DC at Night

DC at Night

Wednesday, March 28, 2012

The Titanic Sinking: A New Look After 100 Years

In August 2010, Samuel Halperin and 10 other researchers of  the Titanic began an intensive re-look at the tragedy using modern technology and new information that has surfaced during the 100 years since the initial investigations into the sinking of the ship after it struck an iceberg in the chilly waters of the Atlantic Ocean .

The group planned to publish their findings in a book patterned after the 15-chapter report issued immediately following the 1912 Titanic probes in American and England.

"We wondered if they knew then what we know now 100 years later, how would that report be different," Halperin said. "We modernized our effort, making use of technology and all the information we now know."

Those updated finding were indeed compiled in a book entitled Report into the Loss of the S.S. Titanic: A Centennial Reappraisal and Halperin appeared at the National Archives today to discuss the recently released work.

So what did the new group find?

The most tragic finding was a reinforcement of the fact that not only were there too few lifeboats on board, but those that were used for passengers to escape the doomed ship were not filled to capacity.  "The average lifeboat was only filled to a 61% capacity," Halperin said, noting, for example that the group found one lifeboat ferrying only 35 people when it could have held 57.

The new verified outcome of passengers stands at 1,496 lost and only 712 saved.
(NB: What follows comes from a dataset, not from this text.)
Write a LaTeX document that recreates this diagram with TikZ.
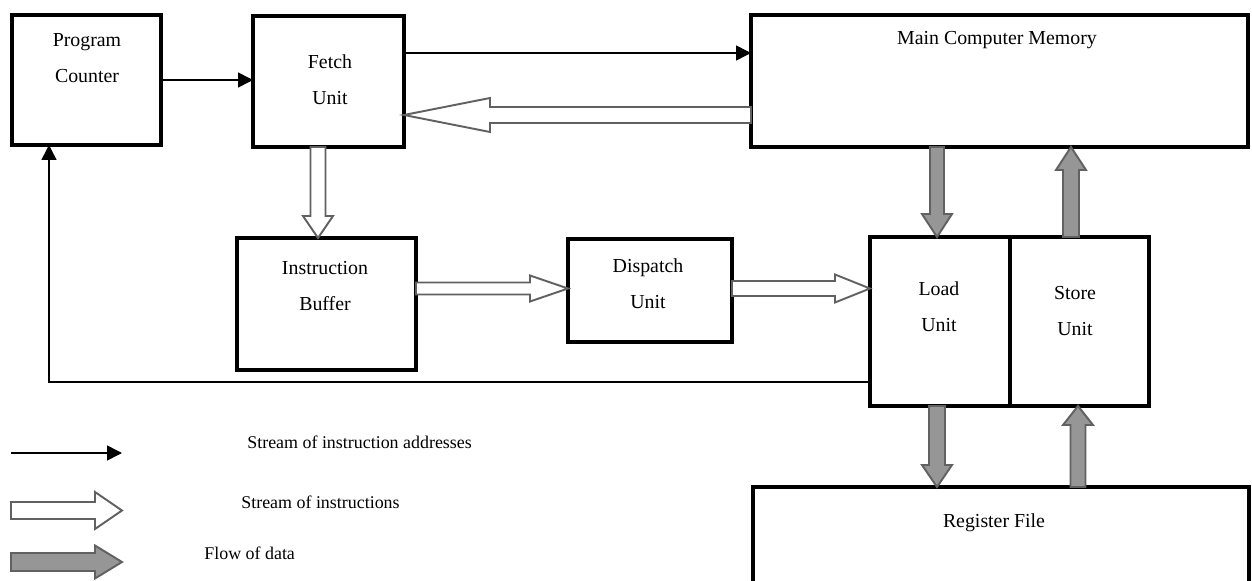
\documentclass[tikz,border=0pt]{standalone}
\usepackage{fontspec}
\setmainfont{Liberation Serif}
\usetikzlibrary{calc,arrows.meta}
\tikzset{
  box/.style={draw=black, line width=2pt, inner sep=0pt, outer sep=0pt, fill=white},
  boxtext/.style={align=center, inner sep=0pt, font=\fontsize{11.3}{20.4}\selectfont},
  legtext/.style={anchor=west, inner sep=0pt, font=\fontsize{10.2}{12}\selectfont},
  addr/.style={draw=black, line width=0.9pt, -{Triangle[length=8.5pt,width=8.5pt]}},
  instr/.style={draw=black!62, line width=1.1pt, fill=white, line join=miter},
  data/.style={draw=black!62, line width=1.1pt, fill=black!41, line join=miter}
}
% block arrows: #1 style, #2 start, #3 tip, #4 shaft half width, #5 head half width, #6 head length
\newcommand\rblk[6]{\draw[#1] ($(#2)+(0,-#4)$) -- ($(#3)+(-#6,-#4)$) -- ($(#3)+(-#6,-#5)$) -- (#3) -- ($(#3)+(-#6,#5)$) -- ($(#3)+(-#6,#4)$) -- ($(#2)+(0,#4)$) -- cycle;}
\newcommand\lblk[6]{\draw[#1] ($(#2)+(0,-#4)$) -- ($(#3)+(#6,-#4)$) -- ($(#3)+(#6,-#5)$) -- (#3) -- ($(#3)+(#6,#5)$) -- ($(#3)+(#6,#4)$) -- ($(#2)+(0,#4)$) -- cycle;}
\newcommand\dblk[6]{\draw[#1] ($(#2)+(-#4,0)$) -- ($(#3)+(-#4,-#6)$) -- ($(#3)+(-#5,-#6)$) -- (#3) -- ($(#3)+(#5,-#6)$) -- ($(#3)+(#4,-#6)$) -- ($(#2)+(#4,0)$) -- cycle;}
\newcommand\ublk[6]{\draw[#1] ($(#2)+(-#4,0)$) -- ($(#3)+(-#4,#6)$) -- ($(#3)+(-#5,#6)$) -- (#3) -- ($(#3)+(#5,#6)$) -- ($(#3)+(#4,#6)$) -- ($(#2)+(#4,0)$) -- cycle;}
\begin{document}
\begin{tikzpicture}[x=0.02cm, y=-0.02cm]
\useasboundingbox (0,0) rectangle (1252,581);
% boxes
\node[box, minimum width=149*0.02cm, minimum height=130*0.02cm] (pc) at (86.5,80) {};
\node[box, minimum width=151*0.02cm, minimum height=131*0.02cm] (fetch) at (328.5,81.5) {};
\node[box, minimum width=497*0.02cm, minimum height=132*0.02cm] (mem) at (999.5,81) {};
\node[box, minimum width=179*0.02cm, minimum height=132*0.02cm] (ib) at (326.5,304) {};
\node[box, minimum width=164*0.02cm, minimum height=103*0.02cm] (disp) at (650,290.5) {};
\node[box, minimum width=140*0.02cm, minimum height=169*0.02cm] (load) at (940,321.5) {};
\node[box, minimum width=139*0.02cm, minimum height=169*0.02cm] (store) at (1079.5,321.5) {};
\node[box, minimum width=496*0.02cm, minimum height=133*0.02cm] (reg) at (1001,553.5) {};
% texts
\node[boxtext] (pct) at (87,58) {Program\\Counter};
\node[boxtext] (fetcht) at (330,80) {Fetch\\Unit};
\node[boxtext] (memt) at (997,40) {Main Computer Memory};
\node[boxtext] (ibt) at (325,286) {Instruction\\Buffer};
\node[boxtext] (dispt) at (648,284) {Dispatch\\Unit};
\node[boxtext] (loadt) at (939,307) {Load\\Unit};
\node[boxtext] (storet) at (1075,311) {Store\\Unit};
\node[boxtext] (regt) at (994,523) {Register File};
% helper coordinates
\coordinate (y53) at (0,53);
\coordinate (y115) at (0,115);
\coordinate (y288) at (0,288.5);
\coordinate (x318) at (318,0);
\coordinate (x937) at (937,0);
\coordinate (x1071) at (1071,0);
\coordinate (x1078) at (1078,0);
\coordinate (fb) at (49,382);
% black connectors
\draw[addr] (pc.east) -- (pc.east -| fetch.west);
\draw[addr] (fetch.east |- y53) -- (mem.west |- y53);
\draw[addr] (load.west |- fb) -| (fb |- pc.south);
% instruction streams
\lblk{instr}{mem.west |- y115}{fetch.east |- y115}{8}{17}{86}
\dblk{instr}{x318 |- fetch.south}{x318 |- ib.north}{7.5}{15}{22}
\rblk{instr}{ib.east |- y288}{disp.west |- y288}{6}{13}{38}
\rblk{instr}{disp.east |- y288}{load.west |- y288}{7.5}{14}{35}
% data flows
\dblk{data}{x937 |- mem.south}{x937 |- load.north}{7}{15}{23}
\ublk{data}{x1071 |- store.north}{x1071 |- mem.south}{8}{15}{23}
\dblk{data}{x937 |- load.south}{x937 |- reg.north}{8}{15}{22}
\ublk{data}{x1078 |- reg.north}{x1078 |- store.south}{7.5}{15}{19}
% legend
\coordinate (l1a) at (11,453);
\coordinate (l1b) at (122,453);
\coordinate (l2a) at (11,510.5);
\coordinate (l2b) at (122,510.5);
\coordinate (l3a) at (11,562);
\coordinate (l3b) at (122,562);
\draw[addr] (l1a) -- (l1b);
\rblk{instr}{l2a}{l2b}{8.5}{18.5}{27}
\rblk{data}{l3a}{l3b}{9}{16.5}{27}
\node[legtext] (leg1) at (247,442) {Stream of instruction addresses};
\node[legtext] (leg2) at (241,502) {Stream of instructions};
\node[legtext] (leg3) at (204,553) {Flow of data};
\end{tikzpicture}
\end{document}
One of the major problems with rescue was that the number of required lifeboats was based on "woefully inadequate" rules from the 1880s which never envisioned the increased passenger capacity of early 20th Century cruise ships. "Clearly, there was never enough lifeboats and life rafts for the passengers and the crew," Halperin said.

"One of the major tragedies of the disaster was that not all classes were treated equally," he added. The poorer passengers in 3rd class died in disproportionate numbers to those in 1st and 2nd class. Halperin said that while only 6.4% of the higher paying passengers did not survive, that percentage was 52.9 in steerage. The main reasons for the discrepancy were locked gates and guards who refused to let the steerage passengers come up on deck.

Other new or revised findings included:
  • there were actually 55 seconds between the 1st lookout report of the iceberg and the striking, not the 30 seconds initially reported
  •  the ship was filled with water as the result of 5 broken seams, not a 300-foot gash as was originally thought.
  • the ship did indeed break into 2 parts before sinking
  • the ship would have survived if only 4 compartments had been filled with water; it was unable to handle 5 filled compartments
  • the ship was not weak structurally and was not thought by its builders to be unsinkable. "They knew there was no such thing as an unsinkable ship," Halperin said. "Nobody could ever imagine something that would open up 5 compartments."
Tales, Tidbits, and Tips
Halperin's talk, which was accompanied by a host of detailed slides, photos and animations, was only the 1st of a series of programs at the Archives dealing with the Titanic. On April 13,  Julie Hedgepeth Williams will discuss her book: A Rare Titanic Family: The Caldwells' Story of Survival." The following day, there will be a free showing of the classic film A Night to Remember based on the sinking. The Archives is also featuring a collection of artifacts from The Titanic collected as part of the 1912 hearings in Washington about the sinking.